You don't have to swallow this crude caricature wholesale to recognise that Labour is facing some real dilemmas ahead. It's true that there isn't a crisis. For all Mr Hague's emphasis on tax, public spending as a share of GDP remains low by European standards and middling in the global league of industrialised countries. Moreover, having read the economy better than any of his critics - and many of his allies - were prepared to credit at the time, Gordon Brown could well end up with the benign conditions to increase spending and reduce taxes in the run-up to the next election. But that postpones rather than resolves some big questions. Demands on public spending are not exactly going away. Gradually the Chancellor is using up the methods of tax-raising inherited from his predecessors; to meet demands for health and education, not to mention transport or long- term care of the elderly, there will have to be some choices, if only in the next and perhaps subsequent parliaments.

Having shown that it can be trusted by the taxpayers with their money, can - and should - a modern left-of-centre government then go ahead and persuade the taxpayers that some clear increases in personal taxation are needed to pay for the kind of society we all want to live in?

And can it successfully argue that the better off should pay more in order - for reasons of enlightened self-interest - to prevent the kind of crime and social exclusion which makes their own lives less pleasant?

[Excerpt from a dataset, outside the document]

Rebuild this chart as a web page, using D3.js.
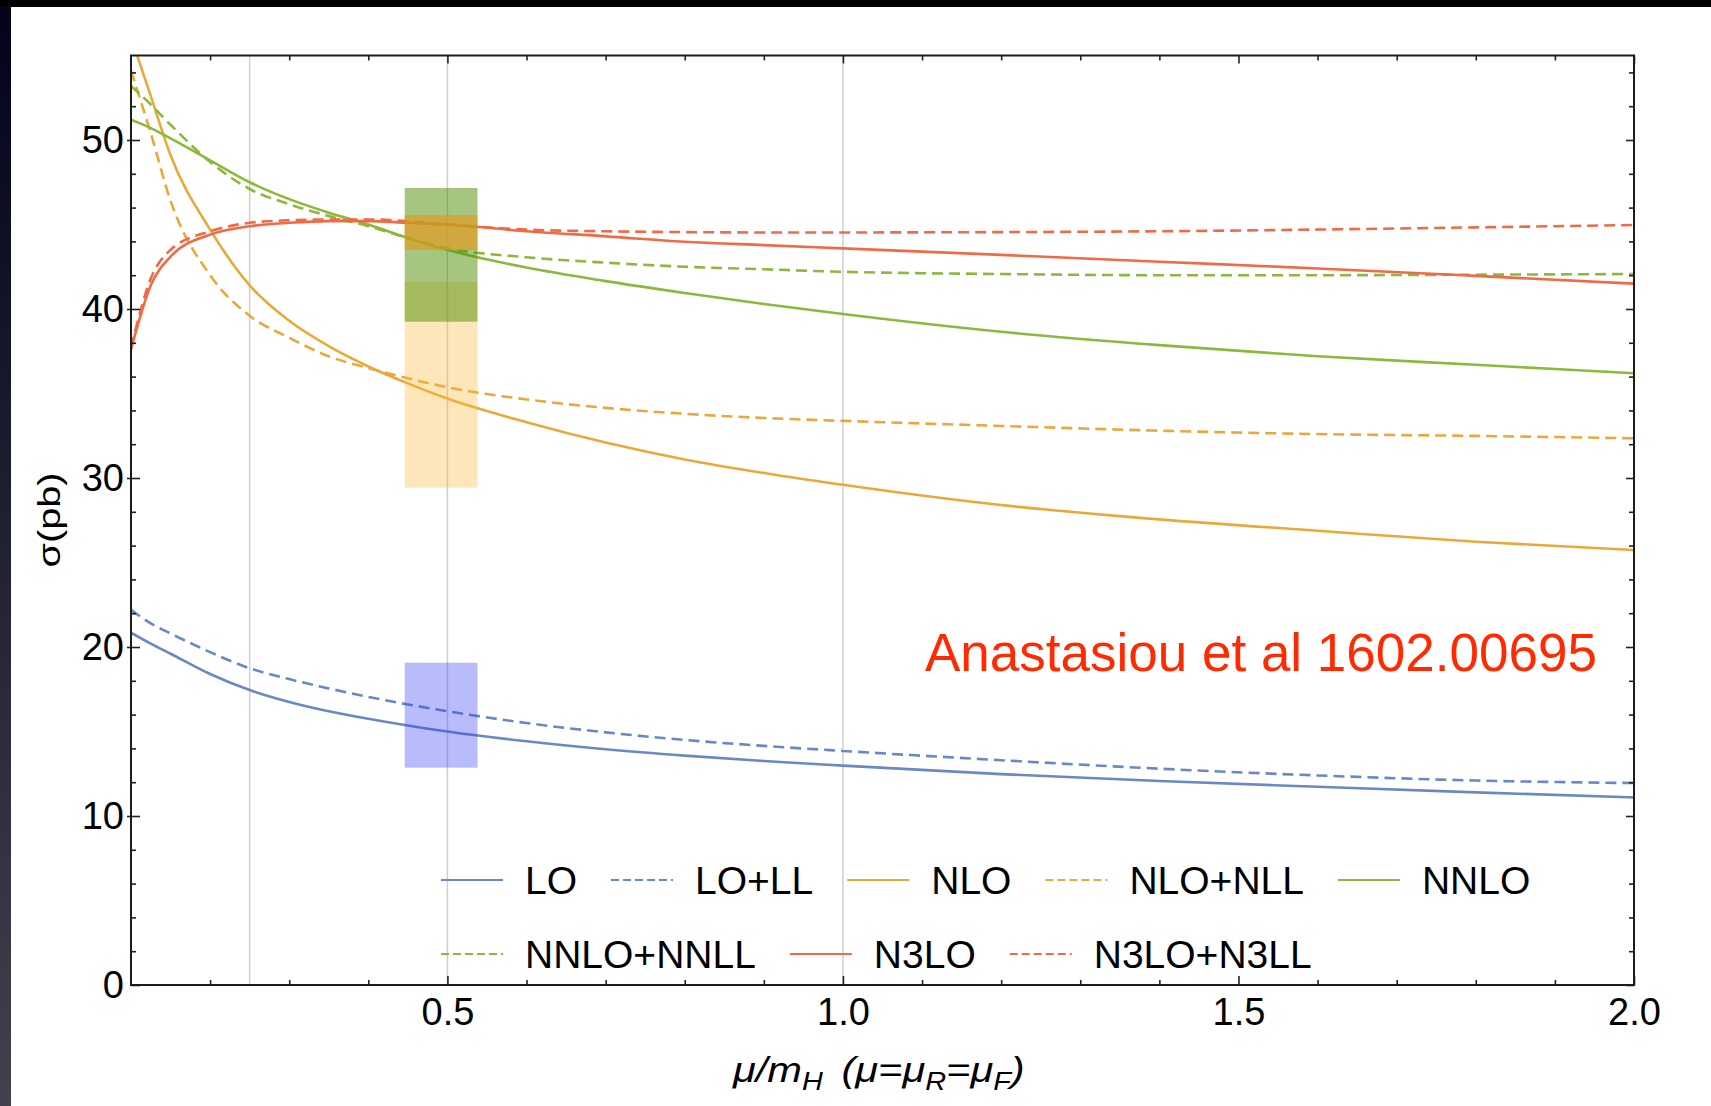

Is the left robust enough to confront the tax-cutters head on? Or will it, too, facing tax-cutting competition on the right, countenance the thought of more private provision, at least on a wide margin of the public services? What, in short is the right size of the state in a modern social democracy?

Mr Hague was no doubt trying, in his way, to expose this dilemma. But he distracted attention from it by reliving an old battle about the higher rate of tax.